Sunday, April 22, 2012

Can We Build Our Way Out of High Rents in Manhattan?

Zoning controls and land use restrictions limit dense development in many areas. Most of the literature looks at the effect of minimum lot size zoning and concludes that such restrictions create sub-optimal levels of density. In some cases, such as Edward Glaeser's Triumph of the City and his related academic work, scholars argue that places like Manhattan restrict development too much and future residential development should be skyscrapers. As the argument goes the increase in supply will lower prices. This is true if A) the demand for Manhattan living is stable, and B) the average unit size remains stable. I'm skeptical of both assumptions and that we can build our way out of high rents in lower Manhattan. 

High rents are not necessarily a problem for the city or region more broadly. There are areas that are highly desirable--and rightly so--and have very high rents. The average rent for a two bedroom in Manhattan non-doorman building in March 2012 is $4,208. The median rent for a two bedroom in Inwood, the northernmost neighborhood in Manhattan, is $1,600. In trendy TriBeCa the average rent for a two-bed non-doorman building is $8,013 while in Harlem, about nine miles and 40 minutes by subway north, the average rent for a similar unit is $2,132. High rents are really a problem for a few parts of Manhattan. There are certainly other issues at play, but because the super desirable places in Manhattan are so limited I'm not sure enough apartment supply can be built to satisfy existing demand, yet alone new demand that will occur.

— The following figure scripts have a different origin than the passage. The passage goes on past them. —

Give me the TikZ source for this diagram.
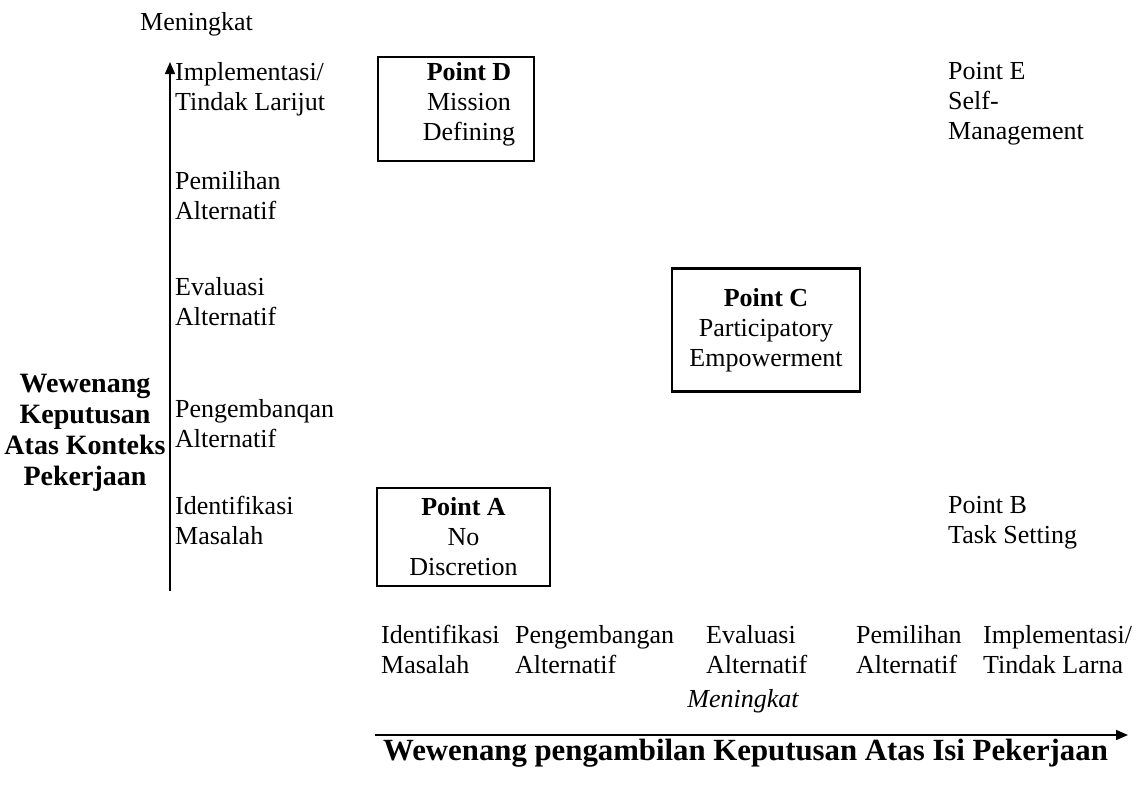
\documentclass[tikz,border=0pt]{standalone}
\usepackage{fontspec}
\setmainfont{Liberation Serif}
\usetikzlibrary{arrows.meta}
\newcommand{\bodyfont}{\fontsize{26}{30}\selectfont}
\newcommand{\sidefont}{\fontsize{28}{31}\selectfont\bfseries}
\newcommand{\titlefont}{\fontsize{30.8}{34}\selectfont\bfseries}
\begin{document}
\begin{tikzpicture}[x=1pt,y=-1pt,
  txt/.style={font=\bodyfont, inner sep=0pt, align=left, anchor=north west},
  pointbox/.style={draw, line width=2.5pt, font=\bodyfont, align=center, inner sep=0pt},
  axis/.style={line width=1.6pt, -{Triangle[length=12pt,width=10pt]}}]
\useasboundingbox (0,0) rectangle (1144,793);

% vertical axis
\coordinate (vb) at (170,591);
\coordinate (vt) at (170,62);
\draw[axis] (vb) -- (vt);
\node[font=\bodyfont, inner sep=0pt, anchor=base west] (mtop) at (140,30) {Meningkat};

% left labels
\node[txt] (l1) at (175,62) {Implementasi/\\Tindak Larijut};
\node[txt] (l2) at (175,171) {Pemilihan\\Alternatif};
\node[txt] (l3) at (175,277) {Evaluasi\\Alternatif};
\node[txt] (l4) at (175,399) {Pengembanqan\\Alternatif};
\node[txt] (l5) at (175,496) {Identifikasi\\Masalah};

\node[font=\sidefont, inner sep=0pt, align=center, anchor=north] (side) at (85,374)
  {Wewenang\\Keputusan\\Atas Konteks\\Pekerjaan};

% boxes
\node[pointbox, minimum width=156pt, minimum height=104pt] (Dbox) at (456,109) {};
\node[font=\bodyfont, inner sep=0pt, align=center, anchor=north] (D) at (469,62)
  {\textbf{Point D}\\Mission\\Defining};
\node[pointbox, minimum width=188pt, minimum height=123pt] (C) at (766,330)
  {\textbf{Point C}\\Participatory\\Empowerment};
\node[pointbox, minimum width=173pt, minimum height=98pt] (A) at (463.5,537)
  {\textbf{Point A}\\No\\Discretion};

\node[txt] (E) at (948,62) {Point E\\Self-\\Management};
\node[txt] (B) at (948,496) {Point B\\Task Setting};

% bottom labels
\node[txt] (b1) at (381,625) {Identifikasi\\Masalah};
\node[txt] (b2) at (515,625) {Pengembangan\\Alternatif};
\node[txt] (b3) at (706,625) {Evaluasi\\Alternatif};
\node[txt] (b4) at (856,625) {Pemilihan\\Alternatif};
\node[txt] (b5) at (983,625) {Implementasi/\\Tindak Larna};

\node[font=\bodyfont\itshape, inner sep=0pt, anchor=base] (mbot) at (743,707) {Meningkat};

% horizontal axis
\coordinate (hl) at (375,735);
\coordinate (hr) at (1128,735);
\draw[axis] (hl) -- (hr);
\node[font=\titlefont, inner sep=0pt, anchor=base west] (title) at (383,760)
  {Wewenang pengambilan Keputusan Atas Isi Pekerjaan};
\end{tikzpicture}
\end{document}
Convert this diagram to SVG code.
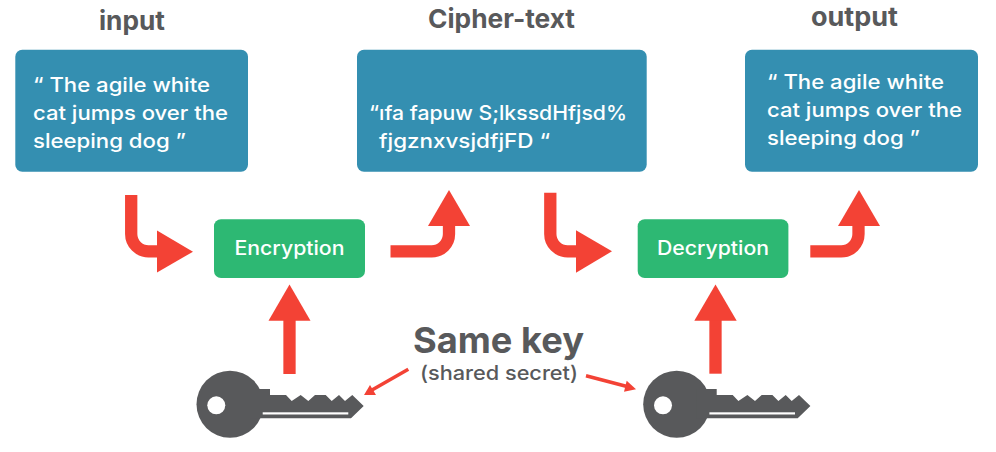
<svg xmlns="http://www.w3.org/2000/svg" width="996" height="452" viewBox="0 0 996 452">
<style>
text{font-family:"Inter","Liberation Sans",sans-serif}
.t{font-size:26px;font-weight:700;fill:#58595b}
.b{font-size:20px;font-weight:500;fill:#fff}
.n{font-size:19.5px;font-weight:500;fill:#fff}
.box{fill:#348fb1}
.g{fill:#2db873}
.wire{fill:none;stroke:#f34235;stroke-width:12.3}
.head{fill:#f34235}
.thin{fill:none;stroke:#f34235;stroke-width:3.6}
.key{fill:#58595b}
.slit{fill:#fff}
</style>
<defs>
<g id="keyshape">
<circle class="key" cx="230" cy="404.3" r="33.5"/>
<path class="key" d="M250 389H270V395H286L291.7 401L300.7 395L308.3 401L315 395H325.7L331.7 401L339 395L345 401L352.3 395L363.7 406L351 418.3H250Z"/>
<circle class="slit" cx="216.3" cy="405.3" r="9"/>
<rect class="slit" x="262.7" y="412.3" width="85.6" height="2.2"/>
</g>
</defs>
<g id="connectors">
<path class="wire" d="M131.2 195V234A17.3 17.3 0 0 0 148.5 251.3H160"/>
<polygon class="head" points="157,230.5 193,251.7 157,272.5"/>
<path class="wire" d="M390.5 251.3H431.6A17.3 17.3 0 0 0 449 234V222"/>
<polygon class="head" points="428,226 449,190 470,226"/>
<path class="wire" d="M550.3 192.7V234A17.3 17.3 0 0 0 567.6 251.3H580"/>
<polygon class="head" points="576,230.3 612,251.3 576,272.7"/>
<path class="wire" d="M810.3 251.4H841.2A17.3 17.3 0 0 0 858.5 234V222"/>
<polygon class="head" points="838,226 859,190 880,226"/>
<path class="wire" d="M289.5 374V316"/>
<polygon class="head" points="268.5,320.7 289.5,284.5 310.5,320.7"/>
<path class="wire" d="M715.5 373.7V316"/>
<polygon class="head" points="694.3,320.7 715.5,284.5 736.7,320.7"/>
<path class="thin" d="M408.3 369.3L372 390"/>
<polygon class="head" points="364,395 370,385 376,395"/>
<path class="thin" d="M586 375.7L628 386.8"/>
<polygon class="head" points="636,389.3 626.7,380.7 624,391.7"/>
</g>
<g id="input-label"><text class="t" x="99" y="30" textLength="66" lengthAdjust="spacingAndGlyphs">input</text></g>
<g id="cipher-label"><text class="t" x="428" y="28" textLength="147" lengthAdjust="spacingAndGlyphs">Cipher-text</text></g>
<g id="output-label"><text class="t" x="811" y="26" textLength="87" lengthAdjust="spacingAndGlyphs">output</text></g>
<g id="input">
<rect class="box" x="15.3" y="49.7" width="232.7" height="122" rx="7"/>
<text class="b" x="33" y="92" textLength="177" lengthAdjust="spacingAndGlyphs">“ The agile white</text>
<text class="b" x="33" y="120" textLength="195" lengthAdjust="spacingAndGlyphs">cat jumps over the</text>
<text class="b" x="33" y="148" textLength="153" lengthAdjust="spacingAndGlyphs">sleeping dog ”</text>
</g>
<g id="cipher">
<rect class="box" x="357" y="49.7" width="289.7" height="122" rx="7"/>
<text class="b" x="369" y="120" textLength="258" lengthAdjust="spacingAndGlyphs">“ıfa fapuw S;lkssdHfjsd%</text>
<text class="b" x="379" y="148" textLength="171" lengthAdjust="spacingAndGlyphs">fjgznxvsjdfjFD “</text>
</g>
<g id="output">
<rect class="box" x="745" y="49.7" width="233" height="122" rx="7"/>
<text class="b" x="767" y="89" textLength="177" lengthAdjust="spacingAndGlyphs">“ The agile white</text>
<text class="b" x="767" y="117" textLength="195" lengthAdjust="spacingAndGlyphs">cat jumps over the</text>
<text class="b" x="767" y="145" textLength="153" lengthAdjust="spacingAndGlyphs">sleeping dog ”</text>
</g>
<g id="encryption">
<rect class="g" x="214" y="219.3" width="151" height="58.7" rx="7"/>
<text class="n" x="234.5" y="255" textLength="110" lengthAdjust="spacingAndGlyphs">Encryption</text>
</g>
<g id="decryption">
<rect class="g" x="637.7" y="219.3" width="150.7" height="58.7" rx="7"/>
<text class="n" x="657" y="255" textLength="112" lengthAdjust="spacingAndGlyphs">Decryption</text>
</g>
<g id="key-left"><use href="#keyshape"/></g>
<g id="key-right"><use href="#keyshape" x="446.7"/></g>
<g id="same-key">
<text x="413" y="353" style="font-size:36px;font-weight:700;fill:#58595b" textLength="171" lengthAdjust="spacingAndGlyphs">Same key</text>
<text x="420" y="380" style="font-size:20px;font-weight:500;fill:#58595b" textLength="158" lengthAdjust="spacingAndGlyphs">(shared secret)</text>
</g>
</svg>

As an example, here is a story from today's New York Times about the increasing size of Manhattan apartments. The story is explaining how large apartment conversions are:

A decade ago a typical Manhattan combination was closer to 3,000 square feet. “Now 6,000 square feet is the new 3,000 square feet,” said Kelly Mack, the president of Corcoran Sunshine Marketing Group. “The highest tier of buyers is really looking to create these mini-megamansions in the sky.”
Even without combinations, the average high-end apartment size has grown over the past decade as developers have recognized the demand for larger and larger. When the Time Warner Center opened for business in 2001, the average size of its apartments was 2,217 square feet. In 2003, at 1 Beacon Court, it grew to 2,362 square feet. Then, in 2005, the developers of 15 Central Park West built apartments averaging 2,655 square feet, according to Corcoran Sunshine.
The latest is 157 West 57th Street (One57, as it is branded), which opened for sales this year with an average apartment size of 3,584 square feet. In fact, more than half of the condos in the building have 3,000 square feet or more, said Gary Barnett, the president of Extell Development Company, which is building One57.
Yet even with 10 full-floor apartments selling for about $50 million each and a duplex penthouse listed at $115 million, Mr. Barnett was finding that demand among the world’s superrich for the largest apartments was heavier than he expected. The full-floor apartments — all bought by billionaires — are almost gone. So two months ago, the developer combined smaller apartments into four apartments of 5,500 square feet each that could be configured with five bedrooms or with four bedrooms and a library. Asking price: around $35 million apiece.
“As pricing has escalated,” Mr. Barnett said, “you are reaching into a new class of buyer, a wealthier class of buyer, and they want to live graciously. It is not the amount of bedrooms that counts, it is the graciousness of the space that matters.”
Because the demand for apartments in lower Manhattan is global and from extremely wealthy people, simply relaxing restrictions on height or preservation is unlikely to bring down apartment prices. As the price of residential space per square foot declines people will consume more space per apartment. The difference between Time Warner Center and 15 CPW is about 25% of the TWC apartment size. Every five TWC apartments are four 15 CPW apartments. That's just new construction. Combinations are reducing the supply of apartments in older buildings. (I've posted about this previously.) Those arguing that current land use regulations are getting in the way of the market should be prepared for plausible market-based outcomes that are no more socially optimal, at least do not offer cheaper rents, than the current system.